No caso das indulgências plenárias, existem também três condições a serem cumpridas: oração pelas intenções do Papa, confissão e comunhão eucarística; essas condições não precisam, necessariamente, serem cumpridas no mesmo dia em que lucramos a indulgência plenária, mas é conveniente que seja assim.

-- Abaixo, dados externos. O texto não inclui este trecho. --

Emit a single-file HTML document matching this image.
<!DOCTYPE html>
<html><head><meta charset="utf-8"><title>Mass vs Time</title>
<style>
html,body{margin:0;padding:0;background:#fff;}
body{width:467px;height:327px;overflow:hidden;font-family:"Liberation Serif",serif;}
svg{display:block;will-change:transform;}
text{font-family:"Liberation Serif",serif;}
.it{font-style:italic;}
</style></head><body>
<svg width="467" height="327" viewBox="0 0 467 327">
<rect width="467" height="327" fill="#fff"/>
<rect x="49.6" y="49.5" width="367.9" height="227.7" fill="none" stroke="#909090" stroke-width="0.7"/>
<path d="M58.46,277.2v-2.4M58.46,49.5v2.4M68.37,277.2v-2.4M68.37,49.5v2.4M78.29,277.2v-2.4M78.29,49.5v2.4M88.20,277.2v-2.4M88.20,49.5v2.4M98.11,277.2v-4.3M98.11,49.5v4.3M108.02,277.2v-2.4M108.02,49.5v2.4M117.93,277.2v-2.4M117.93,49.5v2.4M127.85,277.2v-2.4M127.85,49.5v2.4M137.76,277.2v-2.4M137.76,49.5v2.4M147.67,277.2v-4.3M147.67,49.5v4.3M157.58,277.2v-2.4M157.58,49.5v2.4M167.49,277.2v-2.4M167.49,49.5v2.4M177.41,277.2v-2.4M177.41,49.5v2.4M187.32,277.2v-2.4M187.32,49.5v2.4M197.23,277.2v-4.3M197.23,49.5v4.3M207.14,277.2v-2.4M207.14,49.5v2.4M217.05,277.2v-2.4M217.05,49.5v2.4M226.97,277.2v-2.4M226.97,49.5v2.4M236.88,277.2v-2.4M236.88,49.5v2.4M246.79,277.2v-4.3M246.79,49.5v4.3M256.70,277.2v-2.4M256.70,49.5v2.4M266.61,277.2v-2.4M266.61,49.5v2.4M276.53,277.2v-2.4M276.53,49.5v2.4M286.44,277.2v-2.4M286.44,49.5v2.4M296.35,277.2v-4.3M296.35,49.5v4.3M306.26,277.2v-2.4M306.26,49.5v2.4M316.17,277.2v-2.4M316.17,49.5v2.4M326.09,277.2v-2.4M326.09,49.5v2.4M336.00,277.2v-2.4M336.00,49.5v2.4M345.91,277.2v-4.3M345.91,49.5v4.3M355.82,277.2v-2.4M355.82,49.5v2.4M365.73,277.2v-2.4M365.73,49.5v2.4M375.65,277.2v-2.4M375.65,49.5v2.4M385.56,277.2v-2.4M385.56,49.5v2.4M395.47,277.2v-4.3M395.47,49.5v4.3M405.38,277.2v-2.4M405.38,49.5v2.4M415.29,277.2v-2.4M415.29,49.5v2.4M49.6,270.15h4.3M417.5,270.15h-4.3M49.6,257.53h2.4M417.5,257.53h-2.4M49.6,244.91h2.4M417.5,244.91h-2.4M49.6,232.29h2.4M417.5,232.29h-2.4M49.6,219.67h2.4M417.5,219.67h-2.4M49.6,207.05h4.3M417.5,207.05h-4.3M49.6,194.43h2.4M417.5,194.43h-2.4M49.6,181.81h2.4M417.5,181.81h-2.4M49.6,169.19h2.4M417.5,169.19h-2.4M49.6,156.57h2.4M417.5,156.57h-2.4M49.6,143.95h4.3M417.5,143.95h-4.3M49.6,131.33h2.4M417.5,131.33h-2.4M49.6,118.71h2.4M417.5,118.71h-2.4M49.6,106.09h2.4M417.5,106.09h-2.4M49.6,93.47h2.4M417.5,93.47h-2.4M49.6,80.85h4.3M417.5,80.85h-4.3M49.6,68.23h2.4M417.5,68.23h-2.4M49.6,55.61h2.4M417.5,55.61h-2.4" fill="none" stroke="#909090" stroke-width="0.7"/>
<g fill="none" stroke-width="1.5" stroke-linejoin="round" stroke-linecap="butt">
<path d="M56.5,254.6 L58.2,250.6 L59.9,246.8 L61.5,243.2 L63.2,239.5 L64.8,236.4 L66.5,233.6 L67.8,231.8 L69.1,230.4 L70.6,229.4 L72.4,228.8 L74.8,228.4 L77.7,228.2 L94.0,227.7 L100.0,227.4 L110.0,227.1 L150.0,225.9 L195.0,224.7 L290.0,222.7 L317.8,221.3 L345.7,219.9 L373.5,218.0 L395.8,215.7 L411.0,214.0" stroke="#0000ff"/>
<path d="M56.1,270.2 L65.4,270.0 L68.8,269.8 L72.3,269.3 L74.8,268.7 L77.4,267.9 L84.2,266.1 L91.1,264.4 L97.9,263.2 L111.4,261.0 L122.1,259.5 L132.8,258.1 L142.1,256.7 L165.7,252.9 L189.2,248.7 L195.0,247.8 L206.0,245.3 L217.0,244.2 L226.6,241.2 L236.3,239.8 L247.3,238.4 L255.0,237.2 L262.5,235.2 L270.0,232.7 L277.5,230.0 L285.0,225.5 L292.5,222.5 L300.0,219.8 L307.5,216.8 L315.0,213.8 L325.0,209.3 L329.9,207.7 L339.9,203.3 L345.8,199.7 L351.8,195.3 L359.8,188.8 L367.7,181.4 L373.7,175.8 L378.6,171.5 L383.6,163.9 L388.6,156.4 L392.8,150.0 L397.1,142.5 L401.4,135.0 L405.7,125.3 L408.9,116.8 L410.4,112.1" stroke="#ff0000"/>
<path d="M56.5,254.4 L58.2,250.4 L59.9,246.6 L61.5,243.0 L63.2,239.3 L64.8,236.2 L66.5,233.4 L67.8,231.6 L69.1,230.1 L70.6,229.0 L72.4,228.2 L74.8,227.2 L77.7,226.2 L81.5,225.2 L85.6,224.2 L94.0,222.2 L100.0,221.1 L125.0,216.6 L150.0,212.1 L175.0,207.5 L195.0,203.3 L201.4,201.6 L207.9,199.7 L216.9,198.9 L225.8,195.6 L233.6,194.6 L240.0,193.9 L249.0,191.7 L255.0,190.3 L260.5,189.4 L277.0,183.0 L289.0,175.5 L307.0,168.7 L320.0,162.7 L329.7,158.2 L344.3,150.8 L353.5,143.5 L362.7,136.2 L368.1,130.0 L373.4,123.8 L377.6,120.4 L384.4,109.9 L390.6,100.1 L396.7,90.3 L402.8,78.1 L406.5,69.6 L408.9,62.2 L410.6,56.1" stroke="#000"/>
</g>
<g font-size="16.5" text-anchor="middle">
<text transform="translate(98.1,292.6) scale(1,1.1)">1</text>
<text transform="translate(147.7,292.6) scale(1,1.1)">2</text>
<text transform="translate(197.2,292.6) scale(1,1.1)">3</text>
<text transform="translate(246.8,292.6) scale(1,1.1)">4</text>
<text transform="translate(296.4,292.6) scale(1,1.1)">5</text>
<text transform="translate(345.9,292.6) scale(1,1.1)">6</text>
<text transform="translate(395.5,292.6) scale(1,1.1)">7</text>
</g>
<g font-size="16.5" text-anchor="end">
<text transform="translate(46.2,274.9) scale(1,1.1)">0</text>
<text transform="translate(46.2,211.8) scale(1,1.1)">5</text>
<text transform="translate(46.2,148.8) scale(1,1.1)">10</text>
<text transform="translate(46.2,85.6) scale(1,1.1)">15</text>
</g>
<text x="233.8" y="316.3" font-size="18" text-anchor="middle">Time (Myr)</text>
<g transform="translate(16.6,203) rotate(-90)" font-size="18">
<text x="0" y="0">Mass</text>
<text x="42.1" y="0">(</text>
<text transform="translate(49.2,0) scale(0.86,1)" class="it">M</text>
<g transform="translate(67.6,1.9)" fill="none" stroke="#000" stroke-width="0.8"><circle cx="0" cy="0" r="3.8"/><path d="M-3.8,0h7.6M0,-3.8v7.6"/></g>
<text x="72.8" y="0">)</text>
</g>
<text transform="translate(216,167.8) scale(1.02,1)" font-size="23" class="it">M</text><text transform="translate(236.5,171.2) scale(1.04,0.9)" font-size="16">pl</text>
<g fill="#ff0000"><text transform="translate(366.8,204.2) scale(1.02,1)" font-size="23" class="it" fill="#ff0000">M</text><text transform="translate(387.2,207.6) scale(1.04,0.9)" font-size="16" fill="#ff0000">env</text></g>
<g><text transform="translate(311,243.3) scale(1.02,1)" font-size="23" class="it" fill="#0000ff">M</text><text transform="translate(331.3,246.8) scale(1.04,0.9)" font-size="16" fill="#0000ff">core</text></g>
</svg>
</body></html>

A Igreja nos ensina que as nossas orações podem servir também para abreviar as penas das almas do Purgatório; por não se haverem purificado suficientemente, essas almas ainda não podem ter a visão beatífica, ou seja, não estão em condições de participar do encontro definitivo com o Criador. Por este motivo estão no Purgatório, palavra que significa "lugar de purificação, de expiação". Mas, além das nossas orações e boas obras, podemos oferecer as indulgências que ganharmos (parciais e plenárias) por essas almas.


Exemplos de Indulgências


Falamos, até agora, do que são as indulgências, como "funcionam", as condições necessárias para ganhá-las, etc. Vamos, agora, para finalizar, dar alguns exemplos de algumas das muitas indulgências que a Igreja nos oferece. Ao rezarmos um terço, podemos lucrar uma indulgência parcial; o mesmo se aplica à utilização do rosário (objeto) abençoado. Se o terço for rezado em família, meditando os mistérios e sem interrupção, podemos ganhar um indulgência plenária.

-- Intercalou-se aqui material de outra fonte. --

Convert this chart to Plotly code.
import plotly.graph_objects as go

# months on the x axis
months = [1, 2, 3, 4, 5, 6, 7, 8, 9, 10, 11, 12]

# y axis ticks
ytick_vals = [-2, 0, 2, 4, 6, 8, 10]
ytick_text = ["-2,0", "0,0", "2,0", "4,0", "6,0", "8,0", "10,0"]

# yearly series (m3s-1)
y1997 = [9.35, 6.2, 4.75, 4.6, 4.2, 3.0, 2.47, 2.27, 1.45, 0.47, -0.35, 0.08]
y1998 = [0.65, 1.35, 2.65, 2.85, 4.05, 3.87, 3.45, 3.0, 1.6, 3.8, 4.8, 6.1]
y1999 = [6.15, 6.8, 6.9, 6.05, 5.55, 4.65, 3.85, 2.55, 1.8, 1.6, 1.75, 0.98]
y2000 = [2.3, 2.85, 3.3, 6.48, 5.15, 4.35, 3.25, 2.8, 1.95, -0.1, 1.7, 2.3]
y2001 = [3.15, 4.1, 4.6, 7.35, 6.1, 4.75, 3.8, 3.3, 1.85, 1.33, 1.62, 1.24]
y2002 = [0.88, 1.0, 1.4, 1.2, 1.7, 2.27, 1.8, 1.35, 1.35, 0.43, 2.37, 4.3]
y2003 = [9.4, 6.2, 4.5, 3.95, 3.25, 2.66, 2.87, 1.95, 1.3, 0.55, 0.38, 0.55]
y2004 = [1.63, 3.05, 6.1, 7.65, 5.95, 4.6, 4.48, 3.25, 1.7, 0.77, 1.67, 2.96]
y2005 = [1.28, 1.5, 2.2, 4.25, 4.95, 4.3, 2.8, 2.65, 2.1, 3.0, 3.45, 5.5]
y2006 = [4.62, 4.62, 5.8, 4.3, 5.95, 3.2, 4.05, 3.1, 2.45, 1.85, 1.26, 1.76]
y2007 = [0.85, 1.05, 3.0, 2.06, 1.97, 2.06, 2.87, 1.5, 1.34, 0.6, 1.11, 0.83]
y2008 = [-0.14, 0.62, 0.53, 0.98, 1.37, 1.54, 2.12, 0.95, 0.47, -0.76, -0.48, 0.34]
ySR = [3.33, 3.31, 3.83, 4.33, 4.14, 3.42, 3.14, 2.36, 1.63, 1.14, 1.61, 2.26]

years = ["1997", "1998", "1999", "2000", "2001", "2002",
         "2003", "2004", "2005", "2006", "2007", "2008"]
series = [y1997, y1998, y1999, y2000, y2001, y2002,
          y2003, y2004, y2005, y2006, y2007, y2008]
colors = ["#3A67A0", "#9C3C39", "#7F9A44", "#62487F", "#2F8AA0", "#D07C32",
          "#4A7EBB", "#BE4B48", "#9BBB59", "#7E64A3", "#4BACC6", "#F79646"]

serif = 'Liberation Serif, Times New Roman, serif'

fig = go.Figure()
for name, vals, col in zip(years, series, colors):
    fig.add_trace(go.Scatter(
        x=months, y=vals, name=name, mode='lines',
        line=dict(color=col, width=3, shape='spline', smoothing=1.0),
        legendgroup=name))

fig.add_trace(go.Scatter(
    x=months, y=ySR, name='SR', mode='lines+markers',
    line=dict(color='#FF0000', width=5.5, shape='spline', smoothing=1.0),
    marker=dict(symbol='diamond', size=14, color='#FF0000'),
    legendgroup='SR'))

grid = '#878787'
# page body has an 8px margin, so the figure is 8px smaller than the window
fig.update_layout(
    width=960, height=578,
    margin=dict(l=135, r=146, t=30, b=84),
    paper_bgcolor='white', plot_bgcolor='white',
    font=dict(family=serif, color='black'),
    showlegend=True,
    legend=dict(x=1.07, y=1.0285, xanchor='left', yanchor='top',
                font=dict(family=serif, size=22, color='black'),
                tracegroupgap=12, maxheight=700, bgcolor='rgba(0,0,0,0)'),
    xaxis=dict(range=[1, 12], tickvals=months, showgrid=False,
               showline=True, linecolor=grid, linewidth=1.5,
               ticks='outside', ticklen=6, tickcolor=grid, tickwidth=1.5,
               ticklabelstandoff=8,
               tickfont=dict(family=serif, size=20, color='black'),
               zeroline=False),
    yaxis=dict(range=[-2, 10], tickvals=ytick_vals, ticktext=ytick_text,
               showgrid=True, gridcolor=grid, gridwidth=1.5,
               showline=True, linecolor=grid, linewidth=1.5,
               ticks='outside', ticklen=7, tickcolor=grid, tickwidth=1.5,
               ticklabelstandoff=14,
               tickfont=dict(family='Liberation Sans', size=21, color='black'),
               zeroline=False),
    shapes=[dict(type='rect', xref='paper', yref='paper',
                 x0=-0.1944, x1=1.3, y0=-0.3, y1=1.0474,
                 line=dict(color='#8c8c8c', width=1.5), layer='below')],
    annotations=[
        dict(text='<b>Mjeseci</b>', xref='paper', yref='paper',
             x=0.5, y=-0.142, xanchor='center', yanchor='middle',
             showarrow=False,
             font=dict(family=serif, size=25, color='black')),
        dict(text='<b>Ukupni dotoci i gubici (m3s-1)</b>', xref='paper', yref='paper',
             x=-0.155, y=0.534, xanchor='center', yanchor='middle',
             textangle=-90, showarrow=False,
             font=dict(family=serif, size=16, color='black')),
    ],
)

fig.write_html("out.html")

Através da Via Sacra, que muitos têm o costume de rezar durante a Quaresma, podemos obter também uma indulgência parcial, se a fizermos indo de estação em estação e meditando-as; as visitas ao cemitério, nos dias de finados, rezando pelos mortos, concedem-nos indulgências plenárias: essas podem ser aplicadas especialmente às almas do Purgatório. A leitura da Bíblia, uma visita eucarística, que muitos têm o costume de fazer com freqüência, são contempladas com indulgências parciais, e, dependendo das condições (se se prolongam por meia hora), podem ser plenárias.


São muitas as boas obras pelas quais podemos receber indulgência. Poderemos nos aprofundar mais neste assunto através de alguma outra leitura ou estudo, ou, ainda, conversando com um sacerdote ou outra pessoa que nos possa esclarecer... O que não devemos fazer é deixar de utilizar este poderoso benefício que a Igreja nos concede.